Quinn Colson, the sheriff of Mississippi’s Tibbehah County, juggles old-school and newfangled gangs while praying that someone will get him to the church on time.
Now that Quinn’s finally looking forward to getting married and acquiring an instant family that includes nurse Maggie Powers and her 7-year-old son, Brandon, he’d love to cut back on the crime-busting. Fate, as usual, has other plans. Heath Pritchard, the incorrigible marijuana grower Quinn’s late uncle and predecessor Hamp Beckett locked up 23 years ago, has just been released, and he’s eager to horn in on his nephews, dirt-track racers Tyler and Cody Pritchard, who’ve been carrying on the family business on their own less obtrusive terms. Heath’s unforgettable way of announcing his return to his nearest and dearest is to tell them that he needs their help disposing of the remains of Ordeen Davis, whom he caught nosing around on the Pritchard spread.

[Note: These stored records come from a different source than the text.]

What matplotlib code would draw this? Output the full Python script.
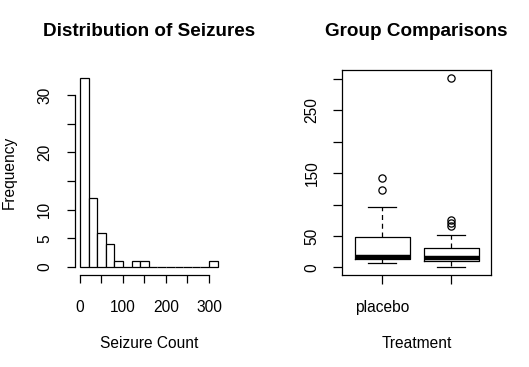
import matplotlib
matplotlib.use("Agg")
import matplotlib.pyplot as plt

plt.rcParams['font.family'] = ['Liberation Sans', 'DejaVu Sans']

# histogram of total seizure counts
bin_edges = [0, 20, 40, 60, 80, 100, 120, 140, 160, 180, 200, 220, 240, 260, 280, 300, 320]
bin_counts = [33, 12, 6, 4, 1, 0, 1, 1, 0, 0, 0, 0, 0, 0, 0, 1]
hist_xticks = [0, 50, 100, 150, 200, 250, 300]
hist_xlabels = ["0", "", "100", "", "200", "", "300"]
hist_yticks = [0, 5, 10, 15, 20, 25, 30]
hist_ylabels = ["0", "5", "10", "", "20", "", "30"]

# box plot summary per group
groups = ["placebo", ""]
q1 = [13, 9.5]
medians = [16, 14.5]
q3 = [47.75, 30.25]
whisk_lo = [6.5, 0]
whisk_hi = [96, 52]
outliers = [[123, 143], [66, 71, 75, 302]]
box_yticks = [0, 50, 100, 150, 200, 250, 300]
box_ylabels = ["0", "50", "", "150", "", "250", ""]

W, H = 529, 367
fig = plt.figure(figsize=(W / 100, H / 100), dpi=100)

def px_axes(x0, y0, x1, y1):
    return fig.add_axes([x0 / W, 1 - y1 / H, (x1 - x0) / W, (y1 - y0) / H])

base = 11.2
lw = 0.9

# ---- left: histogram
ax1 = px_axes(74.5, 70.4, 223, 274.5)
widths = [b - a for a, b in zip(bin_edges[:-1], bin_edges[1:])]
ax1.bar(bin_edges[:-1], bin_counts, width=widths, align='edge',
        facecolor='white', edgecolor='black', linewidth=lw)
ax1.set_xlim(-12.8, 332.8)
ax1.set_ylim(-1.32, 34.32)
for s in ['top', 'right']:
    ax1.spines[s].set_visible(False)
ax1.spines['left'].set_bounds(0, 30)
ax1.spines['bottom'].set_bounds(0, 300)
for s in ['left', 'bottom']:
    ax1.spines[s].set_linewidth(lw)
ax1.set_xticks(hist_xticks, hist_xlabels)
ax1.set_yticks(hist_yticks, hist_ylabels)
ax1.tick_params(length=6, width=lw, labelsize=base)
ax1.tick_params(axis='x', pad=12)
ax1.tick_params(axis='y', pad=10)
for t in ax1.get_yticklabels():
    t.set_rotation(90)
    t.set_va('center')

# ---- right: box plot
ax2 = px_axes(342.3, 70.1, 491, 275)
stats = []
for i in range(len(groups)):
    stats.append(dict(med=medians[i], q1=q1[i], q3=q3[i],
                      whislo=whisk_lo[i], whishi=whisk_hi[i], fliers=outliers[i]))
ax2.bxp(stats, positions=[1, 2], widths=0.8, showfliers=True,
        boxprops=dict(color='black', linewidth=lw),
        medianprops=dict(color='black', linewidth=3.2, solid_capstyle='butt'),
        whiskerprops=dict(color='black', linewidth=lw, linestyle=(0, (4, 3))),
        capprops=dict(color='black', linewidth=lw),
        capwidths=0.4,
        flierprops=dict(marker='o', markersize=5.2, markerfacecolor='none',
                        markeredgecolor='black', markeredgewidth=lw))
ax2.set_xlim(0.42, 2.58)
ax2.set_ylim(-12.08, 314.08)
for s in ax2.spines.values():
    s.set_linewidth(lw)
ax2.set_xticks([1, 2], groups)
ax2.set_yticks(box_yticks, box_ylabels)
ax2.tick_params(length=6.5, width=lw, labelsize=base)
ax2.tick_params(axis='x', pad=11.5)
ax2.tick_params(axis='y', pad=10)
for t in ax2.get_yticklabels():
    t.set_rotation(90)
    t.set_va('center')

# titles and axis labels
fig.text(148.7 / W, 1 - 32 / H, "Distribution of Seizures", ha='center', va='center',
         fontsize=13.6, fontweight='bold')
fig.text(416.7 / W, 1 - 32 / H, "Group Comparisons", ha='center', va='center',
         fontsize=13.6, fontweight='bold')
fig.text(148.7 / W, 1 - 343 / H, "Seizure Count", ha='center', va='center', fontsize=base)
fig.text(416.7 / W, 1 - 343 / H, "Treatment", ha='center', va='center', fontsize=base)
fig.text(9 / W, 1 - 172 / H, "Frequency", ha='center', va='center', rotation=90, fontsize=base)

fig.savefig("out.png", dpi=100)
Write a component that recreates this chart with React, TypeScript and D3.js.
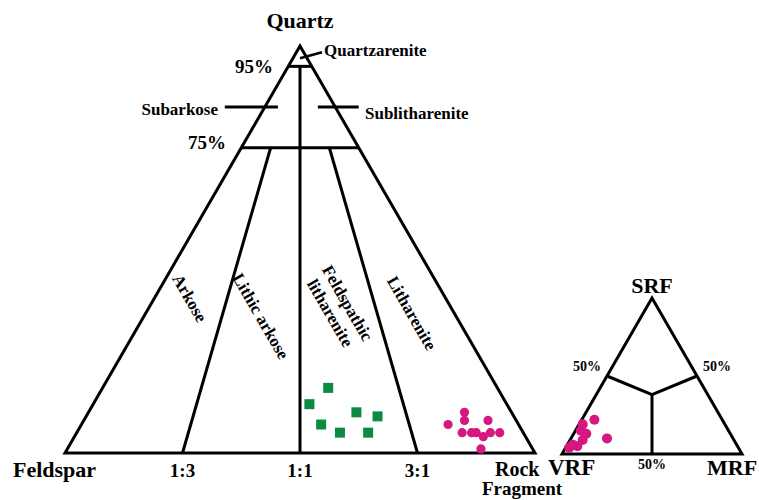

Fannie Hathcock wouldn’t have sent Ordeen, her bartender and general factotum at Vienna’s Place, the county’s premier cathouse, over there in the first place if she hadn’t been getting squeezed between the Pritchard boys, who’d been violating a long-standing agreement with her by running way more weed than they could have been raising themselves, and the Dixie Mafia, for whom she’s been laundering money and providing other services for years and who now send a pair of hands-on managers to Vienna’s Place. The only one who’s in a position to do anything about this mess, it seems, is Quinn’s old friend Boom Kimbrough, whom DEA agent Nathalie Wilkins is pressing to go undercover at Sutpen Trucking, still another major player in the drug trade. Will Boom last long enough to serve as Quinn’s best man?
Though it’s amusing on its own terms, the constant infighting among lowlifes keeps this installment below Atkins’ high standard (The Fallen, 2017, etc.). When bad guys are mostly targeting other bad guys, there’s just not that much for good guys to do besides stand aside and watch the carnage.